What every member of HEC, regardless of whether they are a paid up member of UCULeft or not, recognises is the huge success of the USS industrial action. From GTVO trouncing the statutory ballot 50% turnout requirement to vast numbers of new members and the mobilisation of tens of thousands on strike, on picket lines and in vibrant meetings, UCU is leading the UK trade union movement in opposing the Tory government’s anti-trade union legislation. We are showing the way in reinvigorating trade unionism in opposition to the marketisation of the public sector and the erosion of traditional values of collegiality and public service that are the bedrock of the success of UK universities.
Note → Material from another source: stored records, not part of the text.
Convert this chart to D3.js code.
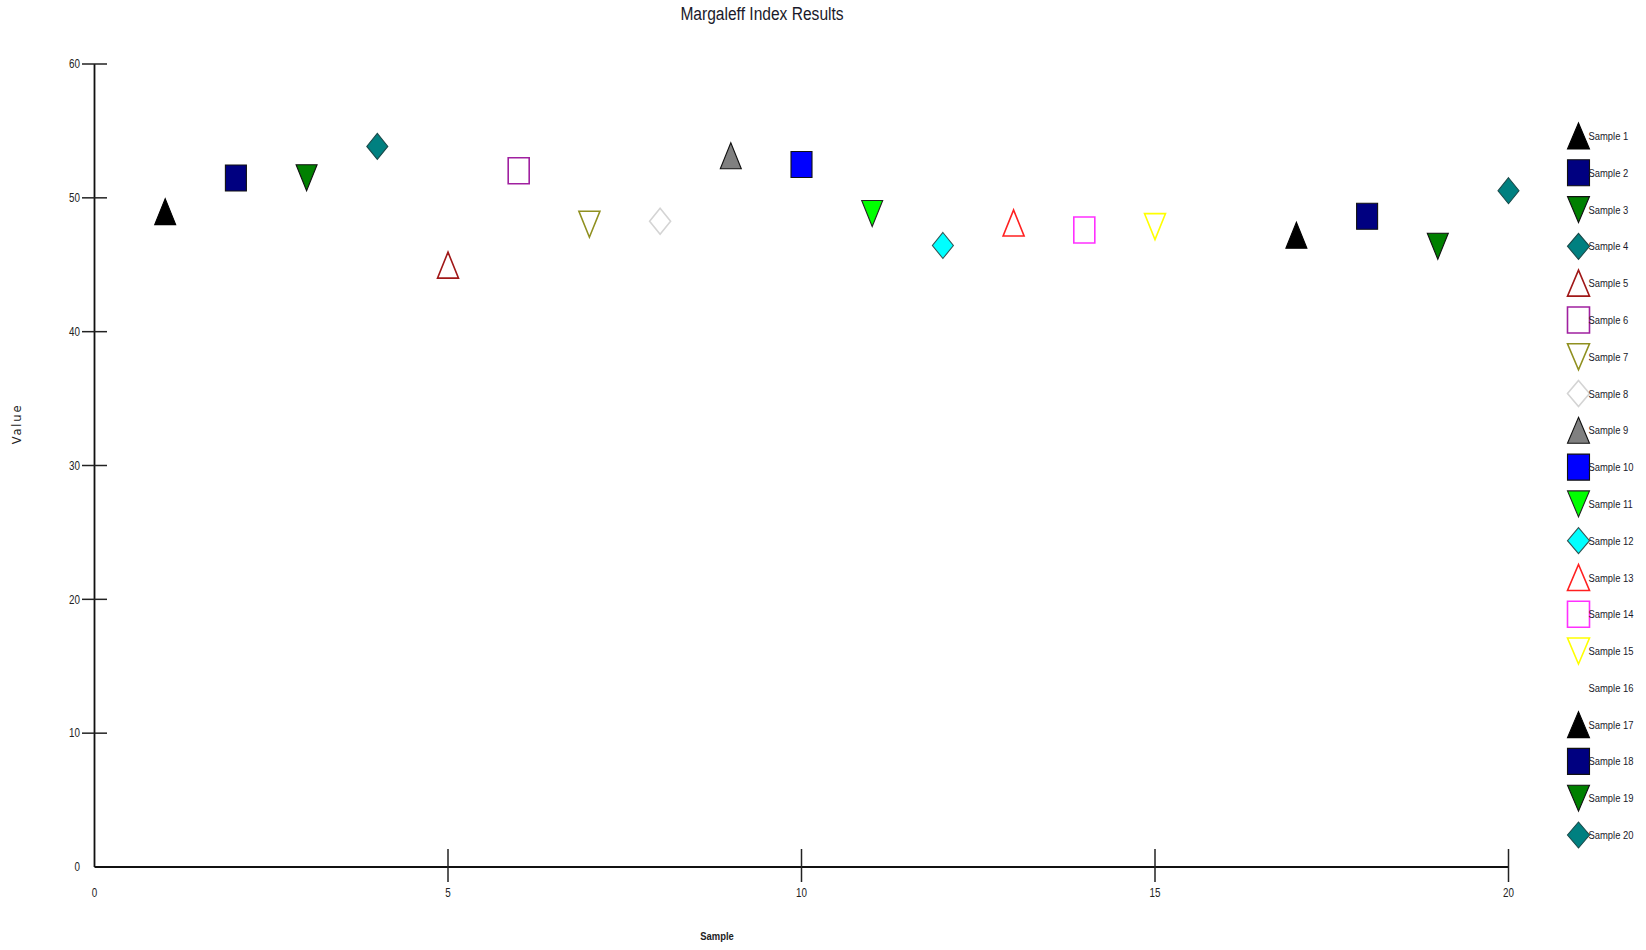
<!DOCTYPE html>
<html>
<head>
<meta charset="utf-8">
<script src="https://cdn.jsdelivr.net/npm/d3@7"></script>
<style>
  html, body { margin: 0; padding: 0; background: #fff; }
  svg { display: block; }
  .narrow { font-family: "Liberation Sans", Arial, sans-serif; }
</style>
</head>
<body>
<svg id="chart" width="1646" height="950"></svg>
<script>
// ---------- data ----------
const samples = ["Sample 1","Sample 2","Sample 3","Sample 4","Sample 5","Sample 6","Sample 7","Sample 8","Sample 9","Sample 10",
                 "Sample 11","Sample 12","Sample 13","Sample 14","Sample 15","Sample 16","Sample 17","Sample 18","Sample 19","Sample 20"];
const sampleNumbers = [1,2,3,4,5,6,7,8,9,10,11,12,13,14,15,16,17,18,19,20];
const values = [48.97, 51.48, 51.50, 53.84, 44.97, 52.02, 48.03, 48.25, 53.15, 52.49,
                48.83, 46.44, 48.12, 47.60, 47.85, null, 47.20, 48.62, 46.38, 50.53];
const shapes = ["triUp","square","triDown","diamond","triUp","square","triDown","diamond","triUp","square",
                "triDown","diamond","triUp","square","triDown","none","triUp","square","triDown","diamond"];
const fills = ["#000000","#000080","#008000","#008080","none","none","none","none","#808080","#0000ff",
               "#00ff00","#00ffff","none","none","none","none","#000000","#000080","#008000","#008080"];
const strokes = ["#000000","#111111","#111111","#1a4a4a","#a01818","#a020a0","#909020","#d4d4d4","#111111","#111111",
                 "#222222","#335555","#ff2020","#ff30ff","#ffff00","none","#000000","#111111","#111111","#1a4a4a"];
const xTicks = [0, 5, 10, 15, 20];
const yTicks = [0, 10, 20, 30, 40, 50, 60];
const titleText = "Margaleff Index Results";
const xLabel = "Sample";
const yLabel = "Value";

// ---------- layout ----------
const svg = d3.select("#chart");
const x = d3.scaleLinear().domain([0, 20]).range([94.5, 1508.5]);
const y = d3.scaleLinear().domain([0, 60]).range([867, 64]);
const SQ = 0.82; // horizontal condensing of text

function shapePath(kind, w, h) {
  const p = d3.path();
  if (kind === "triUp") {
    p.moveTo(0, -h/2); p.lineTo(w/2, h/2); p.lineTo(-w/2, h/2); p.closePath();
  } else if (kind === "triDown") {
    p.moveTo(-w/2, -h/2); p.lineTo(w/2, -h/2); p.lineTo(0, h/2); p.closePath();
  } else if (kind === "square") {
    p.rect(-w/2, -h/2, w, h);
  } else if (kind === "diamond") {
    p.moveTo(0, -h/2); p.lineTo(w/2, 0); p.lineTo(0, h/2); p.lineTo(-w/2, 0); p.closePath();
  } else {
    return "";
  }
  return p.toString();
}
const place = (px, py) => `translate(${px},${py}) scale(${SQ},1)`;

// title
svg.append("text").attr("class", "narrow")
  .attr("transform", place(762, 20))
  .attr("text-anchor", "middle")
  .attr("font-size", 19).attr("fill", "#1a1a2a")
  .text(titleText);

// axes lines
const axisG = svg.append("g");
axisG.append("line").attr("x1", x(0)).attr("x2", x(0)).attr("y1", y(60)).attr("y2", y(0))
  .attr("stroke", "#111").attr("stroke-width", 1.8);
axisG.append("line").attr("x1", x(0)).attr("x2", x(20)).attr("y1", y(0)).attr("y2", y(0))
  .attr("stroke", "#111").attr("stroke-width", 1.8);

// y ticks
axisG.selectAll(".ytick").data(yTicks.filter(d => d !== 0)).enter().append("line")
  .attr("x1", x(0) - 12.5).attr("x2", x(0) + 12.5)
  .attr("y1", d => y(d)).attr("y2", d => y(d))
  .attr("stroke", "#222").attr("stroke-width", 1.5);
axisG.selectAll(".ylab").data(yTicks).enter().append("text").attr("class", "narrow")
  .attr("transform", d => place(80, y(d))).attr("dy", "0.35em")
  .attr("text-anchor", "end").attr("font-size", 12).attr("fill", "#222")
  .text(d => d);

// x ticks
axisG.selectAll(".xtick").data(xTicks.filter(d => d !== 0)).enter().append("line")
  .attr("x1", d => x(d)).attr("x2", d => x(d))
  .attr("y1", y(0) - 18).attr("y2", y(0) + 15)
  .attr("stroke", "#222").attr("stroke-width", 1.5);
axisG.selectAll(".xlab").data(xTicks).enter().append("text").attr("class", "narrow")
  .attr("transform", d => place(x(d), 893)).attr("dy", "0.35em")
  .attr("text-anchor", "middle").attr("font-size", 12).attr("fill", "#222")
  .text(d => d);

// axis titles
svg.append("text").attr("class", "narrow")
  .attr("transform", place(717, 936)).attr("dy", "0.35em")
  .attr("text-anchor", "middle").attr("font-size", 11.5).attr("font-weight", "bold").attr("fill", "#222")
  .text(xLabel);
svg.append("text")
  .attr("transform", "translate(17,424) rotate(-90)")
  .attr("dy", "0.35em")
  .attr("text-anchor", "middle")
  .attr("font-family", "DejaVu Sans, sans-serif")
  .attr("font-size", 11.5).attr("letter-spacing", "1.8px").attr("fill", "#222")
  .text(yLabel);

// points
const pts = sampleNumbers.map((n, i) => ({ n, v: values[i], shape: shapes[i], fill: fills[i], stroke: strokes[i] }))
  .filter(d => d.v !== null && d.shape !== "none");
svg.append("g").selectAll("path").data(pts).enter().append("path")
  .attr("transform", d => `translate(${x(d.n)},${y(d.v)})`)
  .attr("d", d => shapePath(d.shape, 21, 26))
  .attr("fill", d => d.fill === "none" ? "#fff" : d.fill)
  .attr("fill-opacity", d => d.fill === "none" ? 0 : 1)
  .attr("stroke", d => d.stroke)
  .attr("stroke-width", d => d.fill === "none" ? 1.6 : 1.1)
  .attr("stroke-linejoin", "miter");

// legend
const legY = d3.scaleLinear().domain([0, 19]).range([136, 835]);
const leg = svg.append("g").selectAll("g").data(samples).enter().append("g")
  .attr("transform", (d, i) => `translate(0,${legY(i)})`);
leg.append("path")
  .attr("transform", "translate(1578.5,0)")
  .attr("d", (d, i) => shapePath(shapes[i], 22, 26))
  .attr("fill", (d, i) => fills[i] === "none" ? "#fff" : fills[i])
  .attr("fill-opacity", (d, i) => fills[i] === "none" ? 0 : 1)
  .attr("stroke", (d, i) => strokes[i])
  .attr("stroke-width", (d, i) => fills[i] === "none" ? 1.6 : 1.1);
leg.append("text").attr("class", "narrow")
  .attr("transform", place(1588.5, 0)).attr("dy", "0.35em")
  .attr("font-size", 11.5).attr("fill", "#1a1a2a")
  .text(d => d);
</script>
</body>
</html>
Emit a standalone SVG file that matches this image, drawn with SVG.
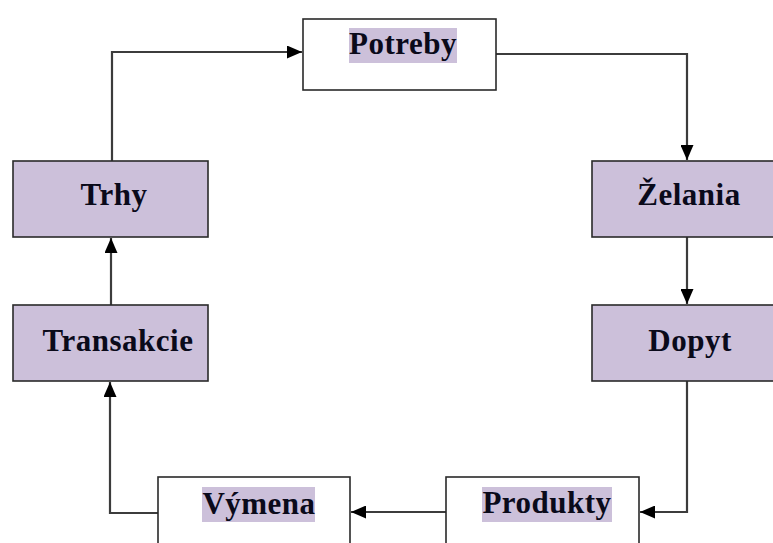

The setting up of the JEP is the next step in the defence of decent pensions in universities – and, indeed, elsewhere, because a successful JEP could well influence what happens to other pensions schemes, so we must get it right. The plan is for it to report in two stages: first, on the 2017 valuation in the Autumn, in time to forestall the USS making changes in 2019 based upon a disputed deficit; the second on alternative risk sharing mechanisms to the current hybrid DB/DC scheme. Friday’s HEC and the JNC the same afternoon set that process in motion and I for one am more than a little content with it and relieved that arrangements for setting up the JEP can commence immediately.